International law is subject to individual countries’ recognition of each norm as being a legally binding norm. Because the international community lacks a central authority, the creation of international law is consensual through treaties. Treaties are documents bilaterally or multilaterally signed that are agreements by governments who consent to be bound by their contents. Treaties fall into the category of ‘soft law’ (documents that are not directly enforceable in courts and tribunals, but that nonetheless, have an impact on international relations). Many such international agreements may prove useful and may serve as a basis for future legally binding agreements.
However, the name given to these ‘soft laws’ is inherently problematic, because soft law is not law at all. Essentially, soft law is comprised of declarations of principles, codes of practice or conduct, recommendations, guidelines, standards, charters and resolutions. These instruments have no legal authority, but there is an expectation they will be respected and followed by those countries and governments who have signed them.

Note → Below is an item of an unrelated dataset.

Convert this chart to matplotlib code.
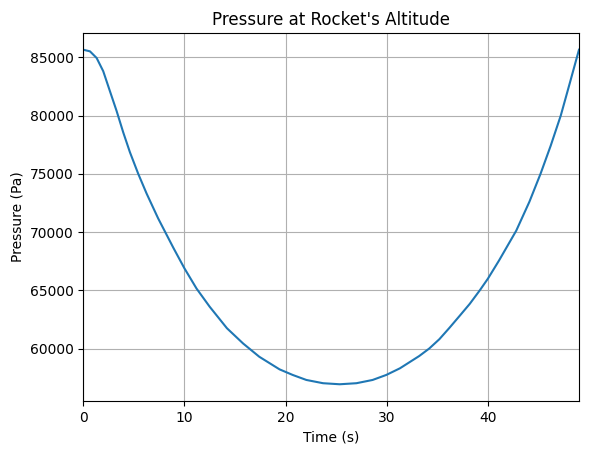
import matplotlib
matplotlib.use("Agg")
import matplotlib.pyplot as plt

# values
time_s = [0, 0.66, 1.32, 1.97, 2.63, 3.29, 3.95, 4.61, 5.43, 6.26, 7.4, 8.9,
          10.0, 11.2, 12.5, 14.2, 15.8, 17.4, 19.4, 20.7, 22.05, 23.7, 25.35,
          27.0, 28.6, 29.95, 31.3, 33.2, 34.2, 35.2, 36.2, 37.2, 38.2, 39.2,
          40.0, 41.1, 42.8, 44.1, 45.2, 46.2, 47.2, 48.1, 49.0]
pressure_pa = [85650, 85510, 84940, 83810, 82100, 80400, 78550, 76850, 75000,
               73300, 71170, 68650, 66880, 65140, 63580, 61740, 60430, 59290,
               58210, 57730, 57300, 57020, 56930, 57020, 57300, 57730, 58300,
               59350, 60000, 60800, 61780, 62800, 63830, 65000, 66000, 67560,
               70120, 72600, 75000, 77400, 80000, 82810, 85650]

fig = plt.figure(figsize=(5.89, 4.55), dpi=100)
plt.subplots_adjust(left=0.1414, right=0.983, top=0.9275, bottom=0.1187)
plt.plot(time_s, pressure_pa)
plt.title("Pressure at Rocket's Altitude")
plt.xlabel('Time (s)')
plt.ylabel('Pressure (Pa)')
plt.xlim(0, 49)
plt.grid(True)

plt.savefig('out.png', dpi=100)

One problem with non-legal instruments is that countries can sign on to them without the fear of having to be held accountable – legally. Pressure comes (or is supposed to come) from the international community. But it is only an assumption that, if a treaty is signed, a country will do everything in its power to maintain the integrity of the contract.
Treaties signed by governments put forth by the international community serve as the line equivalent to a speed limit sign, in a way serving the same purpose. (*)
(*): If the speed limit is 100 km/hr, why do people drive 5-10 km/hr faster? Because, if there were no speed limit signs, people would drive at 120 or more km/hr. The speed limit signs work as a limit of what is acceptable.